Gael Greene, the Big Apple’s most influential — and colorful — restaurant critic for three decades, died at 88 in Manhattan on Tuesday. The worlds of dining, sensual excess, food philanthropy and great writing will never be the same.
Detroit-born Greene’s journalism career took off as a reporter for the New York Post from 1957 to 1960, when she sometimes worked undercover. She worked for several magazines after that but didn’t truly hit her stride until 1968 when she became restaurant critic for newly founded New York Magazine, where her reviews ran until 2002 and where she continued to write until 2008.
At a time when reviewing was mainly the purview of tradition-craving men who worshipped French cuisine, Greene pioneered a new, more personal voice to bring restaurants of all kinds to life. Sometimes it was not only personal, but intimate. She acknowledged she might not be entirely impartial in reviewing Le Cirque in 1977 because she once had an affair with the chef.
Her prose style cheerfully mingled her tastes in food and in men. The latter included several famous chefs as well as Elvis Presley, with whom she had a one-night fling she described in her 2006 book, “Insatiable: Tales From a Life of Delicious Excess.”
An Italian chef Greene harshly criticized opined, “She mixes up too much the food with the bed.” But there was nothing careless about her approach to gastronomy. For my money, she knew more about world cuisine — from local hot dogs to Vietnamese delicacies — than any of her peers.
She challenged established takes on “legendary” restaurants. She ridiculed snooty old establishments such as ‘21’ while celebrating the city’s entire restaurant scene in all its fast-growing variety.
She had no patience with places surviving on their reputations. The old Colony’s “infamous sauce maison — a wildly assertive blend of bottled elixirs — was poured on anything that didn’t move.”
She wrote of Le Perigord in 1982, “Knowing mouths long ago abandoned this stodgy bourgeois perch to a loyal hanging-on of diplomats and styleless affluents, the eating-is-a-habit crowd, and a few softies” who were devoted to the restaurant’s owner.
She later returned to praise a new chef, Antoine Bouterin, “who swept Le Périgord with the force of the mistral.” Greene’s praise and criticism helped nurture the careers of younger New York toques such as Jean-Georges Vongerichten, Pino Luongo and Jonathan Waxman. Completely unpretentious, she once raved about a goofy ice cream dessert when I enjoyed a laughter-filled night with her at a random bistro.

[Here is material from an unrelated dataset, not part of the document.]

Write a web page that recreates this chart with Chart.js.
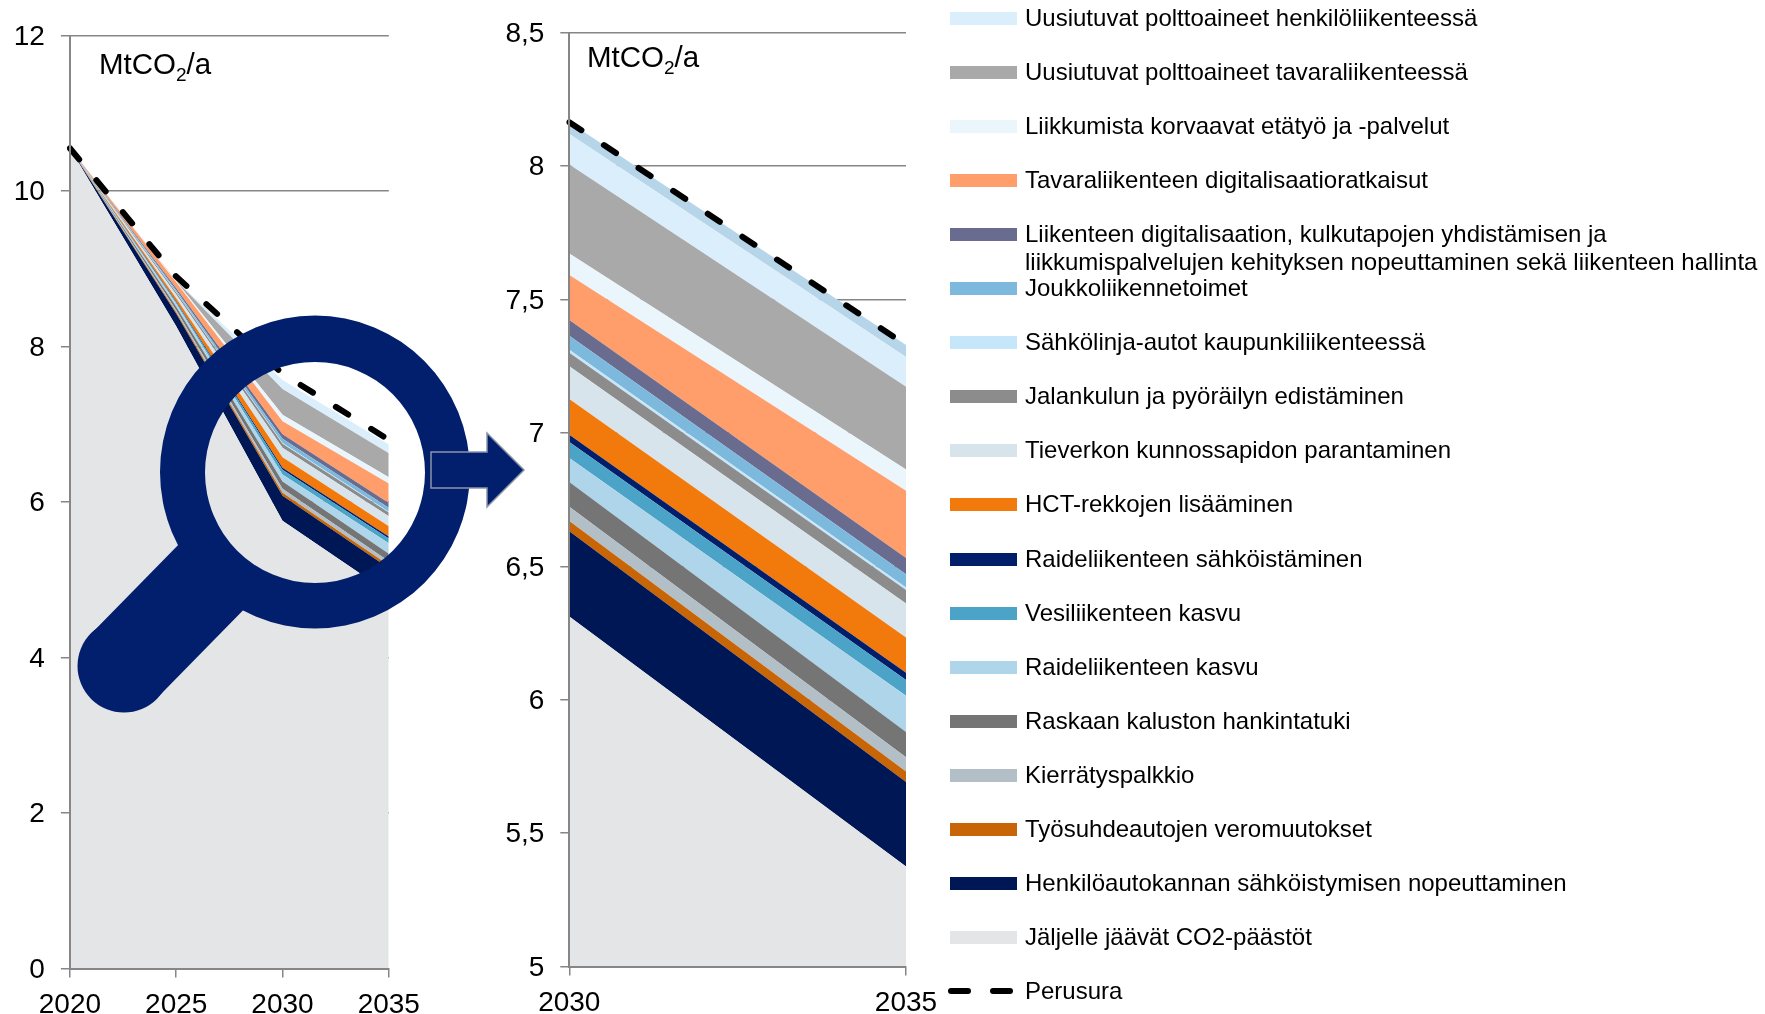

Greene was one of her generation’s finest writers. Jokes about her lusty memoirs fell silent when she eulogized the love of her life and her partner of 22 years, photographer Steven Richter, in a 2012 essay titled “Letting Go.” It brings me to tears ten years later as it ought to anyone who reads it.
She somehow found time in her rich career to co-found Citymeals-on-Wheels with James Beard. The organization continues to deliver more than two million meals to the city’s homebound elderly.
Friends loved going out on culinary escapades to new restaurants with Gael, when she wore large hats pulled down low over her face and everyone was obliged to call her “Donna.” It was a joke on her non-anonymity, a tactic used by other critics who falsely believed they weren’t recognized.
Her legacy will long endure. And some nights, I swear I can still see her red beret drift through the dining room, trailing laughter and joy.